Written problem :: Everything from the first line down to the line containing "from matplotlib.lines import Line2D" is to be retyped exactly, both ends included, with pictures left out.

Data lines ::
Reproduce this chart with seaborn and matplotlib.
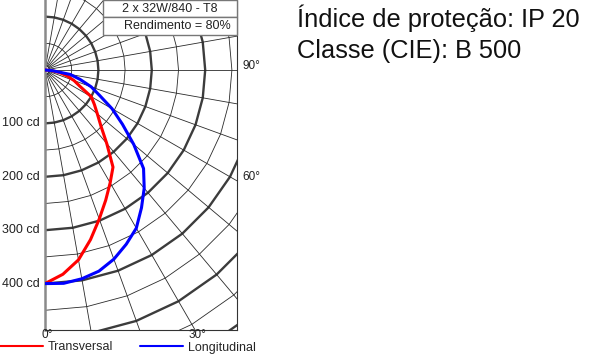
import numpy as np
import pandas as pd
import seaborn as sns
import matplotlib.pyplot as plt
from matplotlib.patches import Rectangle
from matplotlib.lines import Line2D

# photometric data (cd per 1000 lm), angle from nadir
angles = [0, 5, 10, 15, 20, 25, 30, 35, 40, 45, 50, 55, 60, 65, 70, 75, 80, 85, 90]
transversal = [400, 384, 361, 329, 297, 269, 244, 222, 180, 148, 128, 113, 100, 72, 58, 43, 28, 12, 0]
longitudinal = [400, 401, 397, 390, 377, 360, 342, 315, 289, 261, 217, 177, 145, 113, 92, 68, 48, 14, 0]

cd_labels = [100, 200, 300, 400]
deg_bottom = [0, 30]
deg_right = [60, 90]
lamp = "2 x 32W/840 - T8"
rend = "Rendimento = 80%"
info = ["Índice de proteção: IP 20", "Classe (CIE): B 500"]

sns.set_theme(style="white")
plt.rcParams['font.family'] = ['Liberation Sans', 'DejaVu Sans']

W, H = 590, 354
S = 0.534  # px per cd
fig = plt.figure(figsize=(W / 100, H / 100), dpi=100)


def fx(x):
    return x / W


def fy(y):
    return 1 - y / H


ax = fig.add_axes([fx(45), fy(330), 192 / W, 330 / H])
ax.set_xlim(0, 192 / S)
ax.set_ylim(-260 / S, 70 / S)
ax.set_xticks([])
ax.set_yticks([])
ax.spines['top'].set_visible(False)
ax.spines['left'].set_color('#8a8a8a')
ax.spines['left'].set_linewidth(1.8)
for k in ['right', 'bottom']:
    ax.spines[k].set_color('#333333')
    ax.spines[k].set_linewidth(0.8)

# grid: polygonal arcs at 10 deg steps, radials every 10 deg
th = np.radians(np.arange(0, 181, 10))
for r in range(50, 701, 50):
    thick = r % 100 == 0
    ax.plot(r * np.sin(th), -r * np.cos(th),
            color='#3c3c3c' if thick else '#2a2a2a',
            lw=1.7 if thick else 0.6, zorder=1)
r_in = 8
for t in th:
    ax.plot([r_in * np.sin(t), 800 * np.sin(t)], [-r_in * np.cos(t), -800 * np.cos(t)],
            color='#2a2a2a', lw=0.6, zorder=1)
tc = np.radians(np.linspace(0, 180, 40))
ax.plot(r_in * np.sin(tc), -r_in * np.cos(tc), color='#2a2a2a', lw=0.6, zorder=1)

# curves
rows = []
for name, vals in [("Transversal", transversal), ("Longitudinal", longitudinal)]:
    for a, v in zip(angles, vals):
        rows.append({"curva": name, "x": v * np.sin(np.radians(a)), "y": -v * np.cos(np.radians(a))})
df = pd.DataFrame(rows)
pal = {"Transversal": "#ff0000", "Longitudinal": "#0000ff"}
sns.lineplot(data=df, x="x", y="y", hue="curva", palette=pal, sort=False,
             estimator=None, lw=2.2, legend=False, ax=ax, zorder=3)
ax.set_xlabel("")
ax.set_ylabel("")

# labels
for r in cd_labels:
    ax.text(-9.5, -r, f"{r} cd", ha='right', va='center', fontsize=9, color='#222222')
x_max = 192 / S
for d in deg_right:
    yy = -x_max / np.tan(np.radians(d)) if d != 90 else 0
    ax.text(x_max + 10, yy + 7, f"{d}°", ha='left', va='center', fontsize=8.5, color='#222222')
y_min = -260 / S
for d in deg_bottom:
    xx = -y_min * np.tan(np.radians(d))
    ax.text(xx + 4, y_min + 1, f"{d}°", ha='center', va='top', fontsize=8.5, color='#222222')

# info box
for y0, y1, txt in [(0, 17, lamp), (17, 35, rend)]:
    fig.add_artist(Rectangle((fx(103), fy(y1)), (237 - 103) / W, (y1 - y0) / H,
                             facecolor='white', edgecolor='#777777', lw=1.0, zorder=5))
fig.text(fx(170), fy(9), lamp, ha='center', va='center', fontsize=9, color='#222222', zorder=6)
fig.text(fx(177), fy(26), rend, ha='center', va='center', fontsize=9, color='#222222', zorder=6)

# legend
handles = [Line2D([], [], color=pal[k], lw=1.5) for k in pal]
fig.legend(handles, list(pal), loc='center left', bbox_to_anchor=(0, fy(347.5)),
           ncol=2, frameon=False, fontsize=9, handlelength=3.45, handletextpad=0.4,
           columnspacing=2.1, borderpad=0, borderaxespad=0)

fig.text(fx(297), fy(27), info[0], ha='left', va='baseline', fontsize=18.3, color='#111111')
fig.text(fx(297), fy(58), info[1], ha='left', va='baseline', fontsize=18.3, color='#111111')

fig.savefig("out.png", dpi=100)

Result of this exercise ::
Reproduce this chart with seaborn and matplotlib.
import numpy as np
import pandas as pd
import seaborn as sns
import matplotlib.pyplot as plt
from matplotlib.patches import Rectangle
from matplotlib.lines import Line2D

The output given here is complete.